Armistice Day, Remembrance Day or Veteran’s Day. However, one remembers the sacrifices of the many brave men and women of the armed forces in the United Kingdom, the Commonwealth, the United States or any of the other Allied nations that fought in World War I, the day is sacred to their memories.

In the United States we commemorate the many veterans of all the armed forces of the United States that have served in uniform for the defense and safety of the American people. In the United Kingdom and other nations of the Commonwealth, they mourn those that have died while bearing arms in defense of their countries.

Historically the day has been one of commemoration marked with a floral red poppy (Papaver rhoeas) as a poignant reminder of the brutality of the First World War and the great losses of human life on all sides that forever transformed the battlefields of France into perpetual memorials of man’s inhumanity against other men.

The red poppy was first made popular through the poem, In Flanders Fields, by Lieutenant Colonel John McCrae, a member of the Canadian Expeditionary Forces. McCrae fought at the Second Battle of Ypres among other battles during the war, but it was at this famous Flanders battlefield that McCrae penned his famous poem.

In Flanders fields the poppies grow
Between the crosses, row on row,
That mark our place; and in the sky
The larks, still bravely singing, fly
Scarce heard amid the guns below.

We are the Dead.   Short days ago,
We lived, felt dawn, saw sunset glow,
Loved and were loved, and now we lie
In Flanders fields.

Take up our quarrel with the foe:
To you from failing hands we throw
The torch; be yours to hold it high.
If ye break faith with us who die
We shall not sleep, though poppies grow
In Flanders fields.



Ever since the poem became popular in the post-war era the red poppy has been a sonorous reminder of the tragedies of the First World War and all the subsequent wars since November 11, 1918. The military armistice commenced on the eleventh day of the eleventh month at the eleventh hour which signaled the end of hostilities between the warring nations. Ever since, the red poppy remains symbolic of the fallen soldiers who valiantly fought in what was ignominiously called, the Great War.

In the United States, the red poppy was adopted in 1922 by the American Foreign Legion as a remembrance of those that fought and perished in all of America’s wars. Frequently, veterans distribute them outside of stores and markets in return for a donation to the American Legion.  Veteran’s Day in the United States celebrates those that have faithfully served in our military forces, Memorial Day is the day we commemorate those that have made the ultimate sacrifice of their lives for our United States.

Regardless of the nuances that distinguish each commemoration in the United States, remembrance and thanksgiving are the touchstones of our national psyche that remember the dead and celebrate military service.
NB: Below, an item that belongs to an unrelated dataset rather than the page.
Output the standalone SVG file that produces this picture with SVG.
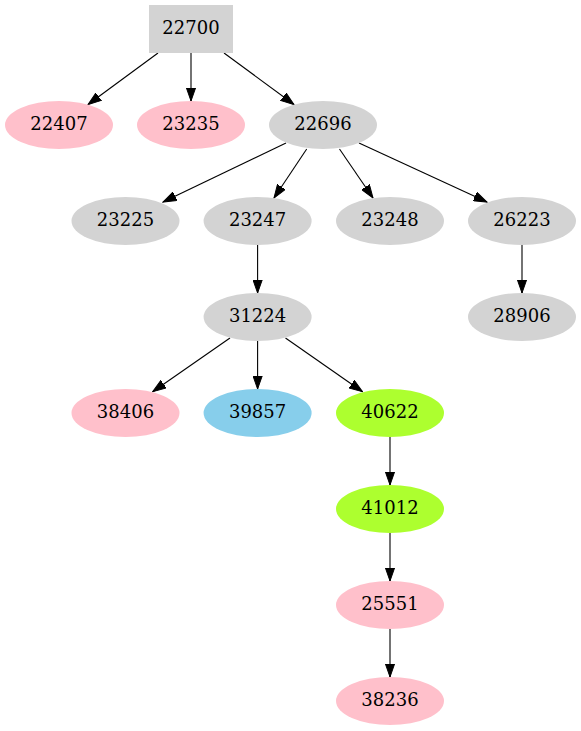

In a modern world that often calls on the resources of our armed forces to protect our international and domestic security, we should indeed remember those that have sacrificed their lives for freedom and give thanks for all those brave men and women that have answered the call to wear the military uniform of their respective countries to protect and serve their countries.

November 11th is indeed Remembrance Day as well as Veteran’s Day because regardless of the moniker with which the day is identified it makes all of us determined that war on such a global scale should never ever happen again.

On November 11th, make sure you thank a veteran, our free American Republic exists because of their service and patriotism. Also, if you can say a prayer as well for all of those that died in military service for our country, they too gave their lives in the struggle for the blessings of freedom.

May all of us remember their sacrifices and celebrate their actions on Veteran’s Day or Remembrance Day…our world is safer because of their unselfish service.